« Nous ne raisonnons que sur des modèles »
Nous dit Paul Valéry.
Il y a tout juste 9 ans et 9 mois, je soutenais une thèse de doctorat en architecture (accessible et téléchargeable ici) sur un sujet – en apparence – très différent de celui qui m’occupe à plein temps depuis que j’ai créé Villes Vivantes, il y un peu plus de 10 ans : le sujet de la modélisation, dans les disciplines de l’architecture et de l’urbanisme.
Comme elle est un peu longue, mais que le sujet de la modélisation redevient d’actualité, tant en matière de transition écologique qu’en matière de crise du logement, où nous sommes partout à la recherche de “solutions”, je vous propose d’introduire certaines idées que j’y développe, à travers cette série d’articles, pour comprendre pourquoi “trouver des solutions à nos problèmes” dans les disciplines de l’aménagement du territoire et du cadre de vie, est plus complexe qu’il n’y parait.
Des modèles à concevoir plutôt que des modèles à appliquer
Mon hypothèse de travail est la suivante :
- entre le monde des solutions génériques, uniques, universelles (peindre tous les toits de Paris en blanc par exemple) qui est aussi celui des normes (toujours imparfaites, parfois contre-productives),
- et celui des approches purement contextuelles (“chaque situation est un cas unique”),
- se situe un monde intermédiaire : un monde dans lequel nous, architectes et urbanistes, avons eu du mal à nous situer ces dernières décennies quand d’autres disciplines (je pense aux disciplines de l’ingénieur) s’y sont pleinement développé.

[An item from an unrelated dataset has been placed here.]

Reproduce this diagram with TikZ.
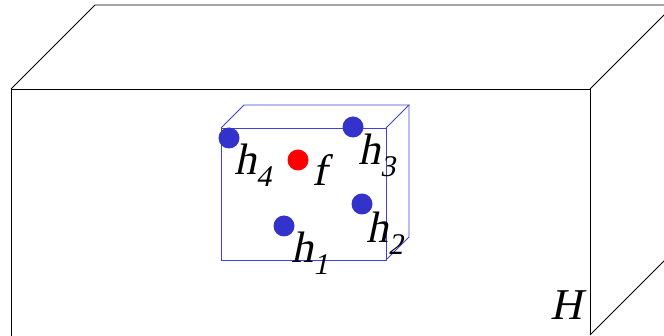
\documentclass[tikz,border=0pt]{standalone}
\usepackage{fontspec}
\newfontfamily\tms[FakeSlant=0.21]{Liberation Serif}
\definecolor{dotblue}{RGB}{51,51,204}
\definecolor{boxblue}{RGB}{64,64,220}
\newcommand{\lbltext}[2]{#1\raisebox{-12pt}{\fontsize{30}{30}\selectfont\tms #2}}
\tikzset{
  bigedge/.style={draw=black, line width=0.9pt},
  smalledge/.style={draw=boxblue, line width=0.8pt},
  dot/.style={circle, inner sep=0pt, minimum size=21pt},
  lbl/.style={anchor=base west, inner sep=0pt, font=\tms\fontsize{44}{44}\selectfont}
}
\begin{document}
\begin{tikzpicture}[x=1pt,y=-1pt]
\useasboundingbox (0,0) rectangle (664,336);
\clip (0,0) rectangle (664,336);
% big box H
\coordinate (A) at (11,89);
\coordinate (B) at (590,89);
\coordinate (C) at (590,335);
\coordinate (D) at (11,340);
\coordinate (E) at (95,5);
\coordinate (F) at (680,5);
\coordinate (G) at (674,5);
\coordinate (K) at (674,251);
\draw[bigedge] (D) -- (A) -- (B) -- (C);
\draw[bigedge] (A) -- (E) -- (F);
\draw[bigedge] (B) -- (G);
\draw[bigedge] (C) -- (K);
% small box
\coordinate (a) at (221,128);
\coordinate (b) at (386,128);
\coordinate (c) at (386,260);
\coordinate (d) at (221,260);
\coordinate (e) at (244,105);
\coordinate (g) at (409,105);
\coordinate (k) at (409,237);
\draw[smalledge] (a) -- (b) -- (c) -- (d) -- cycle;
\draw[smalledge] (a) -- (e) -- (g) -- (b);
\draw[smalledge] (g) -- (k) -- (c);
% points
\node[dot, fill=dotblue] (h4) at (229,138) {};
\node[dot, fill=red] (f) at (298,160) {};
\node[dot, fill=dotblue] (h3) at (353,127) {};
\node[dot, fill=dotblue] (h2) at (362,204) {};
\node[dot, fill=dotblue] (h1) at (284,226) {};
% labels
\node[lbl] (lh4) at (234,175) {\lbltext{h}{4}};
\node[lbl] (lf) at (312,186) {f};
\node[lbl] (lh3) at (358,165) {\lbltext{h}{3}};
\node[lbl] (lh2) at (366,243) {\lbltext{h}{2}};
\node[lbl] (lh1) at (291,263) {\lbltext{h}{1}};
\node[lbl] (lH) at (550,320) {H};
\end{tikzpicture}
\end{document}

Ce monde, c’est celui du savoir, du savoir-faire, de la transmission d’un état de l’art, de techniques, d’un métier fiable et solide : c’est celui de la R&D, de la formalisation d’une discipline enseignable, de modèles “partageables”, “testables”.
Ces modèles sont des descriptions plus ou moins sophistiquées qui peuvent nous aider à comprendre, prédire, simuler, décrypter. Ils ont par principe toujours un domaine de validité, de pertinence, délimité. Ils sont, par définition, toujours partiels et simplificateurs, mais utiles.
L’architecture et l’urbanisme sont a priori des disciplines :
- plus multi-dimensionnelles et plus multi-échelles que les autres : cela rend l’exercice de modélisation plus délicat, complexe, systémique. Mais pas impossible pour autant. C’est tout l’objet des développements contenus dans la thèse !
- dans lesquels l’art de la conception est clé : cela rend l’exercice de modélisation spécifique, dans la mesure où les modèles sur lesquels nous pouvons travailler, en architecture et en urbanisme, ne seront pas “à appliquer” mais “à concevoir” : ils devront informer, supporter, outiller des processus de conception, et non pas simplement servir de guides ou de méthodes qu’il suffirait d’appliquer pour obtenir les résultats escomptés. Là encore : pas évident, mais pas impossible, si l’on s’y prend de façon adaptée.